* _WRITTEN INSTRUCTION_
Using the listing below, copy exactly the lines from the one containing "Give me the D3.js source for this chart." to the one containing "const leftGrid = [5, 10];", both lines included, and no others.

* _RECORD LIST_

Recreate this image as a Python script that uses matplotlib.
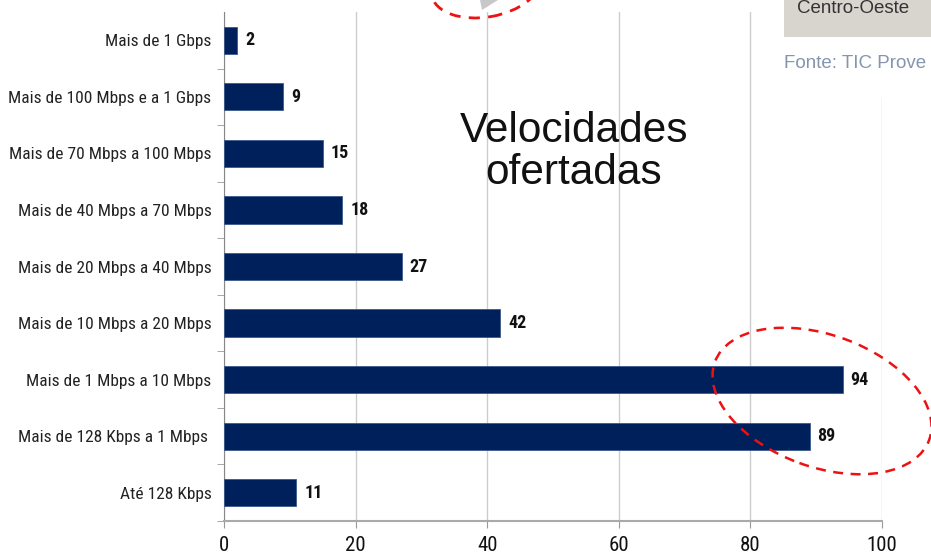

...

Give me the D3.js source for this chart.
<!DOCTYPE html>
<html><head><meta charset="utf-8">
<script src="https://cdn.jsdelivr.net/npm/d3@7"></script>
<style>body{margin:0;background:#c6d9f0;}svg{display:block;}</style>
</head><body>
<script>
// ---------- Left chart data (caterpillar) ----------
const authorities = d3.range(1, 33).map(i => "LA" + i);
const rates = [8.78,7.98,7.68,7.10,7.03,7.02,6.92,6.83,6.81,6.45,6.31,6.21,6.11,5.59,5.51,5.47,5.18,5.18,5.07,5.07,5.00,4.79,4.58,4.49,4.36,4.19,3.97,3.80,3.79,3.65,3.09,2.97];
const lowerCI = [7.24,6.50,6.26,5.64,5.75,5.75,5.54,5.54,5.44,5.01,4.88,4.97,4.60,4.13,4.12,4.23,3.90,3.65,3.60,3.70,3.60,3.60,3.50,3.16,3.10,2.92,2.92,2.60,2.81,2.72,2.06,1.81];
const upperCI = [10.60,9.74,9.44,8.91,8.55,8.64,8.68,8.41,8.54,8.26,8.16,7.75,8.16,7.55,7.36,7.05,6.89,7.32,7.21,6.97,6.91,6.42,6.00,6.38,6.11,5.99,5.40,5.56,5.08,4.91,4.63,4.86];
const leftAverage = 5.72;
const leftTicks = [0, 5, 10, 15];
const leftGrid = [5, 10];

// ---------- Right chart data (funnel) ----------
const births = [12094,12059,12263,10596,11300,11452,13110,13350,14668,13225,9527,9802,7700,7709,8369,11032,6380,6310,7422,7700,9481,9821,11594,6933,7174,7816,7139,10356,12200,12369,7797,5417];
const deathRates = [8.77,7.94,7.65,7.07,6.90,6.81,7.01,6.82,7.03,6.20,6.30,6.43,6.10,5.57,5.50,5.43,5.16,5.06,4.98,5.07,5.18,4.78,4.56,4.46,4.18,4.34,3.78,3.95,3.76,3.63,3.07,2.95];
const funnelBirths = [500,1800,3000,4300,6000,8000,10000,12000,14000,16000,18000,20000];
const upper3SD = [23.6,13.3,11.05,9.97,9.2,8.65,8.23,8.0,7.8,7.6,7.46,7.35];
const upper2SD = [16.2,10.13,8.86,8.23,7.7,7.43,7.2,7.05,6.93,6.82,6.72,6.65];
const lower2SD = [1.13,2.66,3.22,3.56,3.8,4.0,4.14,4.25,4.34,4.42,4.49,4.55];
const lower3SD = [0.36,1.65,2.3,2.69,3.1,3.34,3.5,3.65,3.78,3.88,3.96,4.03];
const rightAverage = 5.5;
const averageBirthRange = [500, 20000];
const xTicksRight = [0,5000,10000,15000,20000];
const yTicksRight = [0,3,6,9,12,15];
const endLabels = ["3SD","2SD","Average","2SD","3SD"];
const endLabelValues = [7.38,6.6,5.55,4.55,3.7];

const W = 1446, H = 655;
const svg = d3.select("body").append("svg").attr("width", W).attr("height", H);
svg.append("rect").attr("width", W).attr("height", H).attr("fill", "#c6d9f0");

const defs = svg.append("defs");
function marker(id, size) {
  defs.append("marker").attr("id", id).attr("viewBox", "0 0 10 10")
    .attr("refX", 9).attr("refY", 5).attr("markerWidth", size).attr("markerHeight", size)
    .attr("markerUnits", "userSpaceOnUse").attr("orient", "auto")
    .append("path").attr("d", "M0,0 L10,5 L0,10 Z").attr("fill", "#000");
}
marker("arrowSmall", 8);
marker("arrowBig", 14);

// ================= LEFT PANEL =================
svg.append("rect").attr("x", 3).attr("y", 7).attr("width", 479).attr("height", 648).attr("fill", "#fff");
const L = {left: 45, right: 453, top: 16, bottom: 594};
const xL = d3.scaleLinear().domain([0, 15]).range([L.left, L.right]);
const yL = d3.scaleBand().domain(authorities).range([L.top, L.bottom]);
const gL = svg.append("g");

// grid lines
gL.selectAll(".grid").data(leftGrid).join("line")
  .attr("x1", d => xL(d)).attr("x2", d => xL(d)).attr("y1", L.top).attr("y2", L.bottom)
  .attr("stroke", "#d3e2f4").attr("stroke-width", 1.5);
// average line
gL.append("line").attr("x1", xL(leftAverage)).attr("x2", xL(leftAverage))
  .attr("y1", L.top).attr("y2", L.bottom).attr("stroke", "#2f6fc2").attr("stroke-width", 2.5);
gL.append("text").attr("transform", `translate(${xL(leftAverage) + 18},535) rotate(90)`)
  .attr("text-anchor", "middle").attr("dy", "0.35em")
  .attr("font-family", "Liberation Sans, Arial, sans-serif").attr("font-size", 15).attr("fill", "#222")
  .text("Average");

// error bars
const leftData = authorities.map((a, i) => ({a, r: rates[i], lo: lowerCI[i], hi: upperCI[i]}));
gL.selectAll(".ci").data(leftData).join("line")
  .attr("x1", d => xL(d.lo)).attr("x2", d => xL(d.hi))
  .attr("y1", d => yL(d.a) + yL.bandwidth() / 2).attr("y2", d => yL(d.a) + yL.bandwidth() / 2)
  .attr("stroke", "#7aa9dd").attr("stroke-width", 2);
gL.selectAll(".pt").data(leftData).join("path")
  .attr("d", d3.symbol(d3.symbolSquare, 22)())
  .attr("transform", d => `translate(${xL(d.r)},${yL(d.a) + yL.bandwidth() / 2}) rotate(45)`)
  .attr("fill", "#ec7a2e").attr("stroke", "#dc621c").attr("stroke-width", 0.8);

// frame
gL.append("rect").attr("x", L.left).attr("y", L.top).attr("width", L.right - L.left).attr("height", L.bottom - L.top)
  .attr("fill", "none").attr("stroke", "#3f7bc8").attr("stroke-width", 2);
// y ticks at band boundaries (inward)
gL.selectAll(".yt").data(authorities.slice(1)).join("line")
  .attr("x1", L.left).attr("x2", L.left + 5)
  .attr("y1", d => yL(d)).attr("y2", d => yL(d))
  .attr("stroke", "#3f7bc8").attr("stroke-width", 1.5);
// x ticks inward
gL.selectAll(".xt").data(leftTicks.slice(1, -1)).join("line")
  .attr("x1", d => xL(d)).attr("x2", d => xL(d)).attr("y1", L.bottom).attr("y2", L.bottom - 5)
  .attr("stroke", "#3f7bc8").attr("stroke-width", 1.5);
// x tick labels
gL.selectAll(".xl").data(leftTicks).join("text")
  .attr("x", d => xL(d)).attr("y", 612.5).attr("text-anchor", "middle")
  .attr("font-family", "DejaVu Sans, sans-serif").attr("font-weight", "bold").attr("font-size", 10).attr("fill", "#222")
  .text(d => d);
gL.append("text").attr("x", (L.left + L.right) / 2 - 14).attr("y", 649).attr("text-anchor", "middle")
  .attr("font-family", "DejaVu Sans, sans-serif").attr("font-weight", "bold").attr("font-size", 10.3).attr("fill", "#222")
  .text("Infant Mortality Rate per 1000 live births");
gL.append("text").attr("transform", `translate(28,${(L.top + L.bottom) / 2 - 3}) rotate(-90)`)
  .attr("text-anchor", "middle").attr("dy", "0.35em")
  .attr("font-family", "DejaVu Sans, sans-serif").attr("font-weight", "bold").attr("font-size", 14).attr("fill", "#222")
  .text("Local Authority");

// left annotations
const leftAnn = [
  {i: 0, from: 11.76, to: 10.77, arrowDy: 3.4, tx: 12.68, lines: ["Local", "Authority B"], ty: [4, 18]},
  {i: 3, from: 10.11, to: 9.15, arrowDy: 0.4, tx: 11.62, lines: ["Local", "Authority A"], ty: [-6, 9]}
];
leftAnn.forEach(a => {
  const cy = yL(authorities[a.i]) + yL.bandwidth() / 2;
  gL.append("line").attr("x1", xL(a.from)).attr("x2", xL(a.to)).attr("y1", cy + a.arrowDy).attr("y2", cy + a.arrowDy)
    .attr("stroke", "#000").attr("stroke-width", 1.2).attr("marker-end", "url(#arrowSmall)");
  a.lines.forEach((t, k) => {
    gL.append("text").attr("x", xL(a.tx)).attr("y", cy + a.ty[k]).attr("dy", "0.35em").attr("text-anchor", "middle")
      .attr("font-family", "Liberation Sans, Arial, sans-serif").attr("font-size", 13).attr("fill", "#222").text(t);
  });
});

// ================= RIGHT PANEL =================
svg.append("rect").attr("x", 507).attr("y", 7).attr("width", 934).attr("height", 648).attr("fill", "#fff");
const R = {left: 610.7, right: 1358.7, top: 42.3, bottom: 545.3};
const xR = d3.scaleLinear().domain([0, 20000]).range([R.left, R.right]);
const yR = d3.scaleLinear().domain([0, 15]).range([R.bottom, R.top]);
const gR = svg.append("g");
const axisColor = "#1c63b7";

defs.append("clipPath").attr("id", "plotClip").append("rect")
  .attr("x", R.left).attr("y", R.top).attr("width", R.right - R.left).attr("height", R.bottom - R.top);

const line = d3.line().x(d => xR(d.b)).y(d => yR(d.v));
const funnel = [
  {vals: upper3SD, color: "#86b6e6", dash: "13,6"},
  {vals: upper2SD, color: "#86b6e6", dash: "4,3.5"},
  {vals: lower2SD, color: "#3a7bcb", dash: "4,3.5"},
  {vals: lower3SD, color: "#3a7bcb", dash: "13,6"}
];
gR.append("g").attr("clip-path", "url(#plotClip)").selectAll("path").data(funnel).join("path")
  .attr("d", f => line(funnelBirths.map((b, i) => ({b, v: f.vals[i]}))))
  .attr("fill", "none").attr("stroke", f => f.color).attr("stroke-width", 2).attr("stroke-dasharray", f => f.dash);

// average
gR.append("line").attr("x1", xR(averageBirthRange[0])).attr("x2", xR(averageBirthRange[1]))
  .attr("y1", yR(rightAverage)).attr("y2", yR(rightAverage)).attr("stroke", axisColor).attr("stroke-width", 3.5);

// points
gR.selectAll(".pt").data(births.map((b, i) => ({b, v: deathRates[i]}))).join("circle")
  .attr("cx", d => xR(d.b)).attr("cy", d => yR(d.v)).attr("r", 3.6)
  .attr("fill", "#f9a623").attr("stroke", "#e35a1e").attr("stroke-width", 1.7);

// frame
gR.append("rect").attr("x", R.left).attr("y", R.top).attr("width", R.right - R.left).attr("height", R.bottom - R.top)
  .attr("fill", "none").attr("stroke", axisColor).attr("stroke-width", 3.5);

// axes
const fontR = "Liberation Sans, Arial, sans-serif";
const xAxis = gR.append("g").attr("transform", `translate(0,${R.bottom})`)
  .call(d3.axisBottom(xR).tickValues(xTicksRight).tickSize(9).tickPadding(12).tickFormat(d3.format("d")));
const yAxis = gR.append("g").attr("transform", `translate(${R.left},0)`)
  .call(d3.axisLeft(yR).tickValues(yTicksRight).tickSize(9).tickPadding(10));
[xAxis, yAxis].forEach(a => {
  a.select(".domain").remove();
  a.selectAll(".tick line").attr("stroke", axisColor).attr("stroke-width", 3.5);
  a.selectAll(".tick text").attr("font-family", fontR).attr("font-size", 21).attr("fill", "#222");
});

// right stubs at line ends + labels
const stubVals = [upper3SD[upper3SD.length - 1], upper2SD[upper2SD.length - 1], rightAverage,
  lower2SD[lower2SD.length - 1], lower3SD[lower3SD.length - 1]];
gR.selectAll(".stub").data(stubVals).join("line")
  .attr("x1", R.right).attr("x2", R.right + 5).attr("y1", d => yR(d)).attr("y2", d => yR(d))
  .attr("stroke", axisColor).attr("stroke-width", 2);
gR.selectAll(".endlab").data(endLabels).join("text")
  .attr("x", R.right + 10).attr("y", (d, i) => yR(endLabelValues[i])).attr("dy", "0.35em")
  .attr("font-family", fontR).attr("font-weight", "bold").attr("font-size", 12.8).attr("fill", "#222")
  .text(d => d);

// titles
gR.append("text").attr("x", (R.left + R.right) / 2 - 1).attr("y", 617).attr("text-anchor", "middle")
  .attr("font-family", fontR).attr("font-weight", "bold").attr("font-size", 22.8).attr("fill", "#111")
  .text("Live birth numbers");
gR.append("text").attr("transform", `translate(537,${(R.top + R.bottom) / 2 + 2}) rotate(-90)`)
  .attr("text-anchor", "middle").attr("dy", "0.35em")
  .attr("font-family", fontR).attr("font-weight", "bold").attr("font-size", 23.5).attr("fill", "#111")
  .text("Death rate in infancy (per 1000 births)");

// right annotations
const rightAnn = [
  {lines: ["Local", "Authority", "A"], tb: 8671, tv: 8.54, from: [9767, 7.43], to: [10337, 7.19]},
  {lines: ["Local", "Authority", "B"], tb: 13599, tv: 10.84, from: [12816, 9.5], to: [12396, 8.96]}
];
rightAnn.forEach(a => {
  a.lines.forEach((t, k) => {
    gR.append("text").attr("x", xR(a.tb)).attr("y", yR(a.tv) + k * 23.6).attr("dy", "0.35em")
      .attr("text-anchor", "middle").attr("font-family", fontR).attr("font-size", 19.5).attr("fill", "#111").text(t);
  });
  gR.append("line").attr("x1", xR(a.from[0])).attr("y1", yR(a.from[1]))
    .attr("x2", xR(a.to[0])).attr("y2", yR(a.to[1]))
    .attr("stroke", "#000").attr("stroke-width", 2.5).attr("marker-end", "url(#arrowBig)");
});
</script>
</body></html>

---

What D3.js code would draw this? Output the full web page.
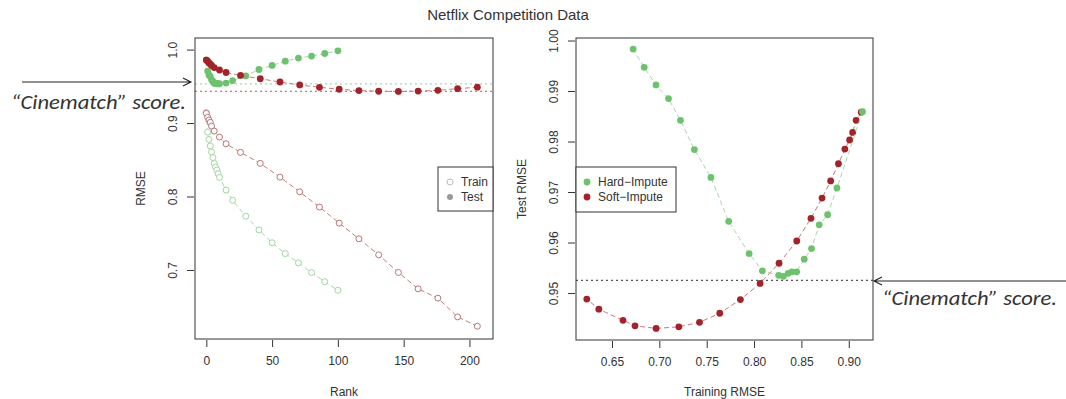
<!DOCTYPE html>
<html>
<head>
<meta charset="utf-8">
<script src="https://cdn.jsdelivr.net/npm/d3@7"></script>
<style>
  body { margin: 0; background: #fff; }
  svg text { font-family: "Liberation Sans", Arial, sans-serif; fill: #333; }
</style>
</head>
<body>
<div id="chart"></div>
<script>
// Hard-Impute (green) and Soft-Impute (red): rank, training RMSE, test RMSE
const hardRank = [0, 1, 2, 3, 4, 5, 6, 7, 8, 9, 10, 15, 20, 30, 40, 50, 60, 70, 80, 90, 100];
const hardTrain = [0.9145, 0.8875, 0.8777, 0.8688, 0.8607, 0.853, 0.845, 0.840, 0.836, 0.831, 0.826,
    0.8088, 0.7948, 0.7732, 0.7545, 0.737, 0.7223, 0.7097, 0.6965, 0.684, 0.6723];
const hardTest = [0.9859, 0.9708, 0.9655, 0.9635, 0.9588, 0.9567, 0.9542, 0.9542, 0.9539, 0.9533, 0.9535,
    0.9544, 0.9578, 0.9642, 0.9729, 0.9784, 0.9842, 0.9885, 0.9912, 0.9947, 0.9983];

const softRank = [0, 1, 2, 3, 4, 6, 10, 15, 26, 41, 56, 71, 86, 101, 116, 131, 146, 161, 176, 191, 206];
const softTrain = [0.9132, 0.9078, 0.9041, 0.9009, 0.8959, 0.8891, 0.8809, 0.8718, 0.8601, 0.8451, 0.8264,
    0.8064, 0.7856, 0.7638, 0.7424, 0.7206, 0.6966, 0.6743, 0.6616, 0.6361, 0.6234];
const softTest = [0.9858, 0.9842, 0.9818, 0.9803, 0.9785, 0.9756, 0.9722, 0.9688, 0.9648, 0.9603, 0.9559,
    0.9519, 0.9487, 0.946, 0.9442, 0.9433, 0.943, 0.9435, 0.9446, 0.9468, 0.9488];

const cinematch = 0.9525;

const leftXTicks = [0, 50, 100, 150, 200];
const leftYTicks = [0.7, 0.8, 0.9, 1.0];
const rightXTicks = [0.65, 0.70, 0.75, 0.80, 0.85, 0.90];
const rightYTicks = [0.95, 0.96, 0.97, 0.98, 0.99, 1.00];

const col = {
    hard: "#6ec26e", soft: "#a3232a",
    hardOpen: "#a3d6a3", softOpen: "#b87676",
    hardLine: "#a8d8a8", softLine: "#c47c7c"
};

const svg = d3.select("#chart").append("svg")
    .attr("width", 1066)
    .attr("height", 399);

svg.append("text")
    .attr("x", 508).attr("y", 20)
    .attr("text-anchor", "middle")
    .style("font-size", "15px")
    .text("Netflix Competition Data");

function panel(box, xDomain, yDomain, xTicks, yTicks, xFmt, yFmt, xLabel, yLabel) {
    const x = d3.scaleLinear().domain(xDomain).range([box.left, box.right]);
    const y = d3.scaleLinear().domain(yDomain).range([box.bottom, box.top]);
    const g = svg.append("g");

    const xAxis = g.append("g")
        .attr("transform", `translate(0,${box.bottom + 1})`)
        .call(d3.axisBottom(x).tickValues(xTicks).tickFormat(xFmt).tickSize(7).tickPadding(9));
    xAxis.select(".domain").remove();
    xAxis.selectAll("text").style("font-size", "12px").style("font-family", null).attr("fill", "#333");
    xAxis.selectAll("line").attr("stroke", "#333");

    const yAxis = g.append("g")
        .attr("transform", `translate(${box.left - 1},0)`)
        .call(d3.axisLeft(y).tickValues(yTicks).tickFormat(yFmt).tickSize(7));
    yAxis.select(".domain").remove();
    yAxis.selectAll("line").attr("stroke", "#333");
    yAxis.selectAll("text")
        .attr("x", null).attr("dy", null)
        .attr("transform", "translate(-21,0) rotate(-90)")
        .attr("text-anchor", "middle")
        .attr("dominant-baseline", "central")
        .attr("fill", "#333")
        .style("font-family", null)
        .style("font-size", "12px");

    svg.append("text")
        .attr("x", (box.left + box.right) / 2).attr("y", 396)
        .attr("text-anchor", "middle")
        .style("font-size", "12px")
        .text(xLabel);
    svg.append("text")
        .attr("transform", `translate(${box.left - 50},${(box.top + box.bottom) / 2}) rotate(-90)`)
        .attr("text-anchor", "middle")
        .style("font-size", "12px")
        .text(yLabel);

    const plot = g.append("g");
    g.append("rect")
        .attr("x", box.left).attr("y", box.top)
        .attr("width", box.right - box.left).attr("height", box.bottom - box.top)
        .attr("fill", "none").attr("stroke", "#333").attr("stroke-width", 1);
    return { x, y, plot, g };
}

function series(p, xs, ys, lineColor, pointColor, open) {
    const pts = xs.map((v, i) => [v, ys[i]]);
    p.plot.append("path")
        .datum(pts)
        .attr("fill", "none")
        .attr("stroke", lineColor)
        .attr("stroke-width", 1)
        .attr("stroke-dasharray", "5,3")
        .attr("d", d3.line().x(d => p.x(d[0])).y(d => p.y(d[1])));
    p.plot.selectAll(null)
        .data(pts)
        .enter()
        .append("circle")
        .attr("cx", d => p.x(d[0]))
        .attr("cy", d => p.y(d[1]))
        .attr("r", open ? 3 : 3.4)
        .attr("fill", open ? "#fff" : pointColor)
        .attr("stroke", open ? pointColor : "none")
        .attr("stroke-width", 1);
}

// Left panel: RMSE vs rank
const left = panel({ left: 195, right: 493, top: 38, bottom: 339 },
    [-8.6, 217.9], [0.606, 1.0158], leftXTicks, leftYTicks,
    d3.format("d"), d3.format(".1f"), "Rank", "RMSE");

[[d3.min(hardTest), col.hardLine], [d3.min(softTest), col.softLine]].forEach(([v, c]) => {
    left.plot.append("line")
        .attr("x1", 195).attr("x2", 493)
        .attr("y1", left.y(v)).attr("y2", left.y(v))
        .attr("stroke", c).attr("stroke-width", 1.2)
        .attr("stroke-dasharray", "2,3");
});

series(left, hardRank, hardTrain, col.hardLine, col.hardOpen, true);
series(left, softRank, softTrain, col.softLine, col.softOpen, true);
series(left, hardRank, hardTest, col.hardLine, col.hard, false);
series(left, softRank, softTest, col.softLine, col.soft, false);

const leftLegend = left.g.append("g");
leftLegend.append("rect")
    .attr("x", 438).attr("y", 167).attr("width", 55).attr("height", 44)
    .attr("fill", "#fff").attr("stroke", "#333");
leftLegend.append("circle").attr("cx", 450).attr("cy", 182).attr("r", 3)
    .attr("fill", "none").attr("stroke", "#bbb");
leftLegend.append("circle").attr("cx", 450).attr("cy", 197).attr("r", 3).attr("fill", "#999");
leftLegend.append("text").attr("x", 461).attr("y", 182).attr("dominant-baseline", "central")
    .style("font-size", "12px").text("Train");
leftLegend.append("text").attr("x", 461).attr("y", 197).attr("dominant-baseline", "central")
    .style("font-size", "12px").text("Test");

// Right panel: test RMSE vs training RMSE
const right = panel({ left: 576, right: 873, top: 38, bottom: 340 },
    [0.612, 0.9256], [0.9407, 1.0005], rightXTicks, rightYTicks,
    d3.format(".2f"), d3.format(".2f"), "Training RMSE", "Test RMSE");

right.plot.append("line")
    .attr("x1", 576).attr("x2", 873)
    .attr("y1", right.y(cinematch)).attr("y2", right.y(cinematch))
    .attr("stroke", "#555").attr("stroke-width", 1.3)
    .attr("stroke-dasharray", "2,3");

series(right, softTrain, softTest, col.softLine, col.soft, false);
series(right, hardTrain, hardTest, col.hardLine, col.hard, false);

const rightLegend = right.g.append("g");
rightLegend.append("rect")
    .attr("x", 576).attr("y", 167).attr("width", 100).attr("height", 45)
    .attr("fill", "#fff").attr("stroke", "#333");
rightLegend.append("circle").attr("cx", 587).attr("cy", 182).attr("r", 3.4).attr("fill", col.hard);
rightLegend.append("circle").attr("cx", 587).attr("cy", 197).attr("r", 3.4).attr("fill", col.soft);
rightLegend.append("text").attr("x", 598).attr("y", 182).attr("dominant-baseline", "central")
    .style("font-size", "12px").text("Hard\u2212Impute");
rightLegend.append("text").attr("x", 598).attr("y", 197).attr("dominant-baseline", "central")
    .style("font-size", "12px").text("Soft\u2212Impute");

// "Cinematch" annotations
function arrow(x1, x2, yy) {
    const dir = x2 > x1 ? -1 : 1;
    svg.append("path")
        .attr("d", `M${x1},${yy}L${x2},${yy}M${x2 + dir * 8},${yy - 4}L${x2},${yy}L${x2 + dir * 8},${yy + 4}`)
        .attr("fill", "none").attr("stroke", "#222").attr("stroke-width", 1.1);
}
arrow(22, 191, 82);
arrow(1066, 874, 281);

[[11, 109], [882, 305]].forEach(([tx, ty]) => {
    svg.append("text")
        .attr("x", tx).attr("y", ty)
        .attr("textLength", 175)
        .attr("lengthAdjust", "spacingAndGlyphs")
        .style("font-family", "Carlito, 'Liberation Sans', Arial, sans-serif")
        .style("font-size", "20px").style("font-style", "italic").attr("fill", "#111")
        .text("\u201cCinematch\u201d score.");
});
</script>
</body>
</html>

* _TASK RESPONSE_
Give me the D3.js source for this chart.
<!DOCTYPE html>
<html><head><meta charset="utf-8">
<script src="https://cdn.jsdelivr.net/npm/d3@7"></script>
<style>body{margin:0;background:#c6d9f0;}svg{display:block;}</style>
</head><body>
<script>
// ---------- Left chart data (caterpillar) ----------
const authorities = d3.range(1, 33).map(i => "LA" + i);
const rates = [8.78,7.98,7.68,7.10,7.03,7.02,6.92,6.83,6.81,6.45,6.31,6.21,6.11,5.59,5.51,5.47,5.18,5.18,5.07,5.07,5.00,4.79,4.58,4.49,4.36,4.19,3.97,3.80,3.79,3.65,3.09,2.97];
const lowerCI = [7.24,6.50,6.26,5.64,5.75,5.75,5.54,5.54,5.44,5.01,4.88,4.97,4.60,4.13,4.12,4.23,3.90,3.65,3.60,3.70,3.60,3.60,3.50,3.16,3.10,2.92,2.92,2.60,2.81,2.72,2.06,1.81];
const upperCI = [10.60,9.74,9.44,8.91,8.55,8.64,8.68,8.41,8.54,8.26,8.16,7.75,8.16,7.55,7.36,7.05,6.89,7.32,7.21,6.97,6.91,6.42,6.00,6.38,6.11,5.99,5.40,5.56,5.08,4.91,4.63,4.86];
const leftAverage = 5.72;
const leftTicks = [0, 5, 10, 15];
const leftGrid = [5, 10];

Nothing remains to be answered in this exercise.